Imagine a crumbling kingdom: officials gossip, borders leak, and families feud over rank. In ancient China, Confucian virtue wasn’t the only proposed fix—two rival “operating systems” offered radically different updates.
WHY CONFUCIANISM GOT CHALLENGED
Confucian politics bets on moral cultivation: if rulers become exemplary and society practices ritual (li), harmony follows. But in the Warring States period, that could sound like telling a burning house to “practice better manners.” Mohists and Legalists agreed the situation was urgent—then disagreed fiercely on what to do about it.
MOHISM: IMPARTIAL CARE, PRACTICAL GOOD
Mohism, associated with Mozi (5th century BCE), argues that many conflicts come from partiality—loving one’s own clan while ignoring others. Its answer is jian ai, often translated as “impartial care”: extend concern outward, like widening circles of protection rather than building taller walls around your family. Mohists also prized “benefit” (li) and “harm reduction,” judging policies by whether they increased welfare—food, safety, stability—rather than whether they looked elegant or ancient.
They were famously skeptical of expensive ritual and lavish funerals, seeing them as moral theater with a high price tag. Think of Mohism as an ethic of social triage: spend where suffering decreases most, and treat every person’s pain as morally relevant.
“If one regards others’ states as one regards one’s own, who will raise armies against them?”
— Mozi (paraphrased from the Mohist chapters on impartial care)
Mohism doesn’t ask you to feel equal warmth for everyone; it asks you to act with impartial standards—like a judge applying the same law to friends and strangers.
LEGALISM: SYSTEMS OVER SAINTS
Legalism (often linked to Han Feizi and Shang Yang) starts from a colder premise: people respond to incentives, not lectures. So build a state that runs on clear laws (fa), administrative technique (shu), and the ruler’s strategic authority (shi). Instead of hoping ministers become virtuous, design rules that make corruption unprofitable and obedience rewarding—like setting up guardrails because you don’t expect every driver to be a saint.
Where Confucians emphasize moral example and relationships, Legalists emphasize uniform enforcement and measurable outcomes. The ruler should be less like a beloved parent and more like an architect of institutions: unseen, steady, and hard to manipulate.

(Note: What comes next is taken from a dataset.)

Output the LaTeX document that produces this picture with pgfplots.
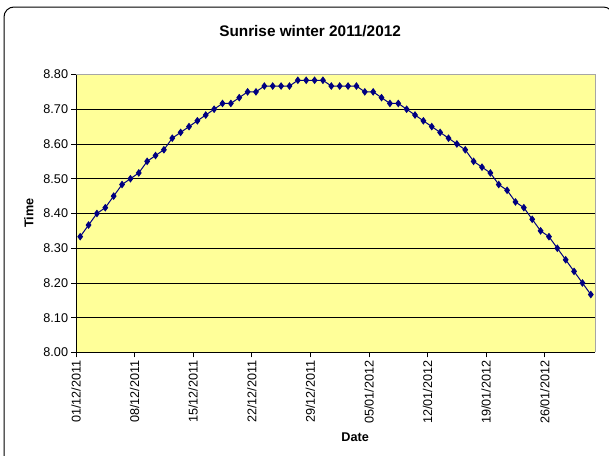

“When laws are clear, the strong do not bully the weak, and the many do not oppress the few.”
— Han Feizi (paraphrase)
Legalism can create order fast, but it can also breed fear and brittleness: if compliance depends mainly on punishment, people may obey publicly and evade privately.
- Core ethic: impartial care (jian ai) and harm reduction
- Politics: promote the common benefit; criticize wasteful ritual
- Social glue: fair standards applied broadly, beyond family ties
- Core assumption: people follow incentives; design the system
- Politics: strict laws, rewards and punishments, centralized control
- Social glue: predictable enforcement and administrative technique
Confucianism, by contrast, aims for rule by virtue: cultivate ren (humaneness), practice li (ritual propriety), and society aligns through modeled excellence. Mohists want a moral expansion of concern; Legalists want an institutional tightening of control. One says, “Care more broadly.” The other says, “Count on it less.”
Mohism is like a charity audit: maximize benefit and reduce suffering for everyone. Legalism is like a compliance program: make desired behavior the easiest (and safest) option.
- Mohism criticizes partiality and argues for impartial care—judging policies by their real-world benefits.
- Legalism prioritizes laws and incentives, aiming for order through institutions rather than moral virtue.
- Confucian virtue politics relies on cultivated character and ritual to produce harmony.
- Mohism expands ethical concern outward; Legalism tightens state control inward.
- All three respond to the same problem—social disorder—but propose different levers: hearts (Confucianism), fairness and welfare (Mohism), or rules and power (Legalism).